The battle began on June 6, 1918 with more than 1,000 wounded on the first day of fighting. However, Ryan Reft, a historian in the Manuscript Division of the US Library of Congress, notes in a 2018 article that historians have overplayed the strategic importance of the battle, with some claiming that it was the most important battle fought by the US troops during the war’s entirety and others such as historian Edward G. Lengel disputing such conclusions and criticising US battlefield decision making. Even so, Reft notes, “…Lengel and others acknowledge the battle did inject critically important vigour and enthusiasm into the Allied cause while also elevating the place of the Marines in the popular consciousness.”
What could the report mean for Trump?
Trump has denied the allegations and said on Twitter, “…I never called our great fallen soldiers anything other than HEROES. This is more made up Fake News given by disgusting & jealous failures in a disgraceful attempt to influence the 2020 Election!”
The New York Times said the report could be problematic for Trump since he is counting on strong support among the military for his re-election during the upcoming elections, hardly two months away.
On the other hand, Joe Biden, who is the Democratic Presidential candidate for the 2020 elections, tweeted, “Here’s my promise to you: If I have the honor of serving as the next commander in chief, I will ensure that our American heroes know that I will have their back and honor their sacrifice. Always.”
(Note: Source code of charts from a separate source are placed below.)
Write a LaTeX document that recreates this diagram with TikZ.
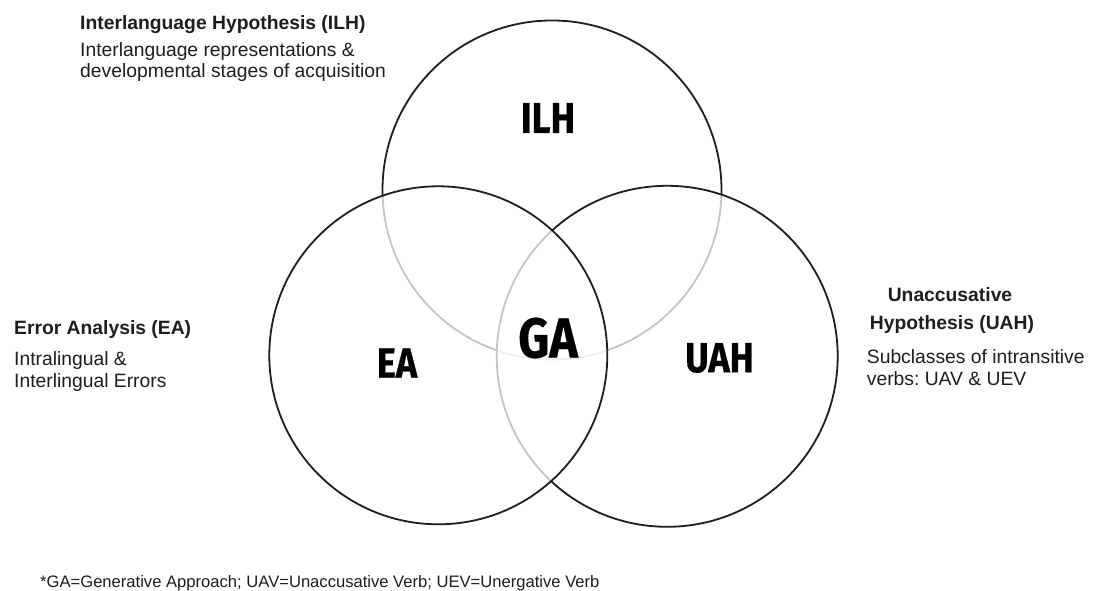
\documentclass[tikz,border=0pt]{standalone}
\usepackage{fontspec}
\setmainfont{Liberation Sans}
\newfontfamily\labelfont[FakeStretch=0.86,FakeBold=0.6]{Fira Sans}
\definecolor{ink}{HTML}{1E1E1E}
\frenchspacing
\begin{document}
\begin{tikzpicture}[x=1pt,y=-1pt,
  ring/.style={circle, draw=ink, line width=1.8pt, inner sep=0pt, minimum size=#1},
  veil/.style={fill=white, fill opacity=0.74},
  txt/.style={anchor=base west, inner sep=0pt, text=ink, font=\fontsize{19.3}{21}\selectfont},
  head/.style={txt, font=\fontsize{19.3}{21}\selectfont\bfseries},
  big/.style={inner sep=0pt, text=black, font=\labelfont\bfseries\fontsize{#1}{#1}\selectfont},
  note/.style={anchor=base west, inner sep=0pt, text=ink, font=\fontsize{16.6}{18}\selectfont}]
\useasboundingbox (0,0) rectangle (1093,591);
\fill[white] (0,0) rectangle (1093,591);
% circles
\node[ring=339pt] (cILH) at (552,190) {};
\node[ring=341pt, veil] (cUAH) at (667.2,356.3) {};
\node[ring=338pt, veil] (cEA) at (438.3,355.3) {};
% circle labels
\node[big=43] (lILH) at (548,118) {ILH};
\node[big=42] (lEA) at (397,363) {EA};
\node[big=42] (lUAH) at (719.5,358) {UAH};
\node[big=56] (lGA) at (548,338) {GA};
% ILH text
\node[head] (tILH) at (80,29.3) {Interlanguage Hypothesis (ILH)};
\node[txt] (dILHa) at (80,56.7) {Interlanguage representations \&};
\node[txt] (dILHb) at (80,77.3) {developmental stages of acquisition};
% EA text
\node[head] (tEA) at (14,334.3) {Error Analysis (EA)};
\node[txt] (dEAa) at (14,365) {Intralingual \&};
\node[txt] (dEAb) at (14,387.3) {Interlingual Errors};
% UAH text
\node[head, anchor=base] (tUAHa) at (950,301.7) {Unaccusative};
\node[head, anchor=base] (tUAHb) at (952,329) {Hypothesis (UAH)};
\node[txt] (dUAHa) at (866.7,363.3) {Subclasses of intransitive};
\node[txt] (dUAHb) at (866.7,385) {verbs: UAV \& UEV};
% footnote
\node[note] (fn) at (40,587) {*GA=Generative Approach; UAV=Unaccusative Verb; UEV=Unergative Verb};
\end{tikzpicture}
\end{document}
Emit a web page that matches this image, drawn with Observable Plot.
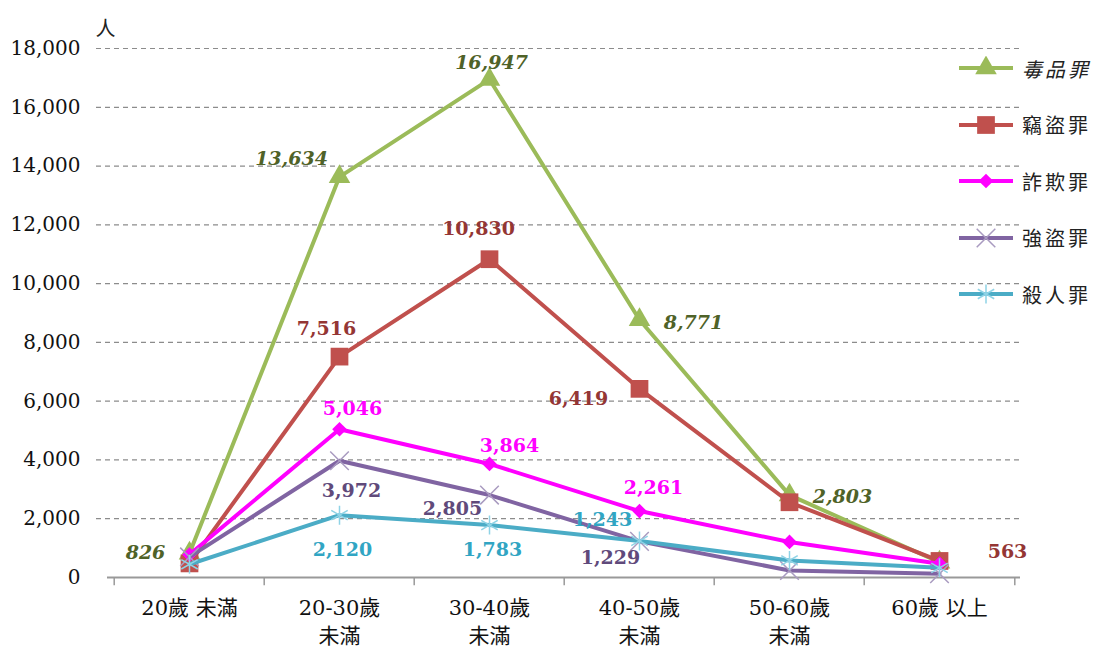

Significantly, a recent poll taken by The Military Times says that there has been a continuous decline in active-duty service members’ views of Trump and notes a “slight but significant” preference for former vice-president Biden. The results of the poll, which was taken before the political conventions happened in August, run counter to Trump’s claims about strong support for him among the military members due to big defense budget increases and promises of drawing upon troops from overseas conflict zones.